While Hidetora emerges through the course of the movie as a brutal man who has committed a wide assortment of crimes throughout his life, and his current sufferings are revealed as resulting from his previous actions, such details are not presented in a heavy-handed or excessively didactic way. Rather than condemning Hidetora as an evil man who has inflicted pain on others and then revelling in his apparent punishment when he is himself reduced to a state of wretched misery, Kurosawa uses the character to make the viewer aware of the universality of suffering and to allow him to savor a vision of the sadness of man's endless folly.

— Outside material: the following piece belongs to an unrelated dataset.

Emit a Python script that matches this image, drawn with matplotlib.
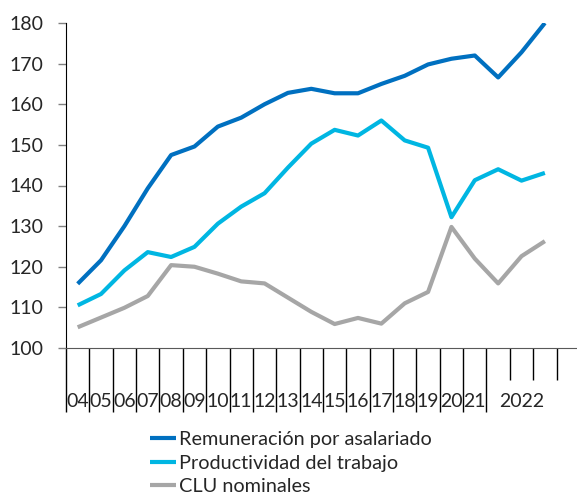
import numpy as np
import matplotlib
matplotlib.use("Agg")
import matplotlib.pyplot as plt

# ---------- Style ----------
plt.rcParams.update({
    "font.family": ["Lato", "DejaVu Sans"],
    "font.size": 14,
})

# Data (index, 2004 = first point)
labels = ["04", "05", "06", "07", "08", "09", "10", "11", "12", "13",
          "14", "15", "16", "17", "18", "19", "20", "21"]
group_label = "2022"
remuneracion = [115.8, 121.6, 130.0, 139.3, 147.5, 149.6, 154.5, 156.7, 160.0, 162.8,
                163.8, 162.7, 162.7, 165.0, 167.0, 169.8, 171.2, 172.0, 166.6, 172.8, 180.0]
productividad = [110.5, 113.3, 119.1, 123.6, 122.4, 124.9, 130.6, 134.8, 138.1, 144.4,
                 150.3, 153.7, 152.3, 156.0, 151.1, 149.3, 132.2, 141.3, 144.0, 141.2, 143.1]
clu = [105.1, 107.5, 109.9, 112.8, 120.4, 120.0, 118.3, 116.4, 115.9, 112.4,
       108.9, 105.9, 107.4, 106.0, 111.0, 113.8, 129.8, 122.0, 115.9, 122.6, 126.3]
series_names = ["Remuneración por asalariado", "Productividad del trabajo", "CLU nominales"]
colors = ["#0070C0", "#00B6E2", "#A6A6A6"]

x = np.arange(len(remuneracion))

fig = plt.figure(figsize=(5.77, 5.0), dpi=100)
ax = fig.add_axes([66 / 577, 1 - 348 / 500, 1 - 66 / 577, (348 - 23) / 500])

for vals, name, c in zip([remuneracion, productividad, clu], series_names, colors):
    ax.plot(x, vals, color=c, lw=3.0, label=name, solid_capstyle="butt")

ax.set_ylim(100, 180)
ax.set_yticks(np.arange(100, 181, 10))
ax.tick_params(axis="y", length=6, width=1, color="#808080", pad=10, labelsize=14,
               labelcolor="#262626")

ax.set_xlim(-0.5, 21.375)
n_long = len(labels)
long_ticks = np.arange(-0.5, n_long, 1.0)
short_ticks = np.arange(n_long + 0.5, len(x), 1.0)
ax.set_xticks(long_ticks)
ax.set_xticklabels([])
ax.tick_params(axis="x", which="major", length=46, width=1, color="black")
ax.set_xticks(short_ticks, minor=True)
ax.tick_params(axis="x", which="minor", length=23, width=1, color="black")

# category labels below the axis
for i, lab in enumerate(labels):
    ax.text(i, -0.181, lab, transform=ax.get_xaxis_transform(), ha="center", va="baseline",
            fontsize=14, color="#262626")
ax.text(len(x) - 2, -0.181, group_label, transform=ax.get_xaxis_transform(), ha="center",
        va="baseline", fontsize=14, color="#262626")

for s in ["top", "right"]:
    ax.spines[s].set_visible(False)
ax.spines["left"].set_color("black")
ax.spines["bottom"].set_color("#595959")

fig.legend(loc="upper left", bbox_to_anchor=(150 / 577, 1 - 431 / 500), frameon=False,
           borderpad=0, borderaxespad=0, handlelength=1.3, handletextpad=0.15,
           labelspacing=0.33, fontsize=14.3, labelcolor="#262626")

fig.savefig("out.png", dpi=100)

In fact, there is hardly a character who appears in the film who is not carefully delineated and utterly fascinating. The motivations, pasts, ambitions, and emotions of each are often exposed only in the briefest of moments, but all are realized with such a sense of truth that each character appears as a complex individual whose perspectives and actions contribute in some way or another to the film's overall richness. From the eldest son's scheming, ruthless wife Kaede (Mieko Harada), who, somehow, emerges as, perhaps, the movie's most interesting and affecting character, to the weak willed but ambitious Jiro to the sad young brother of Jiro's wife, whose eyes Hidetora had ordered be gouged out when he was a child, the film is filled with a wealth of enthralling, sympathetic individuals.
What is more, all these various characters are skilfully brought to life by the cast. Although there are a few times when the actors do give way to histrionics, these moments are brief. The quality of the acting is generally good and is frequently inspired.
The acting, characterizations, and themes are not, however, the film's only virtues. Ran is absolutely gorgeous visually. The cinematography is lovely. The costumes are exquisite, and the sets are universally impressive. The battle sequences with which the film concludes are stunningly beautiful and wonderfully exciting. The movie is so captivating to look at that it easily draws the viewer into the world being depicted and engulfs him in the sorrowful story being told.
Kurosawa might not have created a true masterpiece in Ran, but he has come very close. He has made a film of exquisite loveliness that is able to engender in the viewer a profound sense of grief.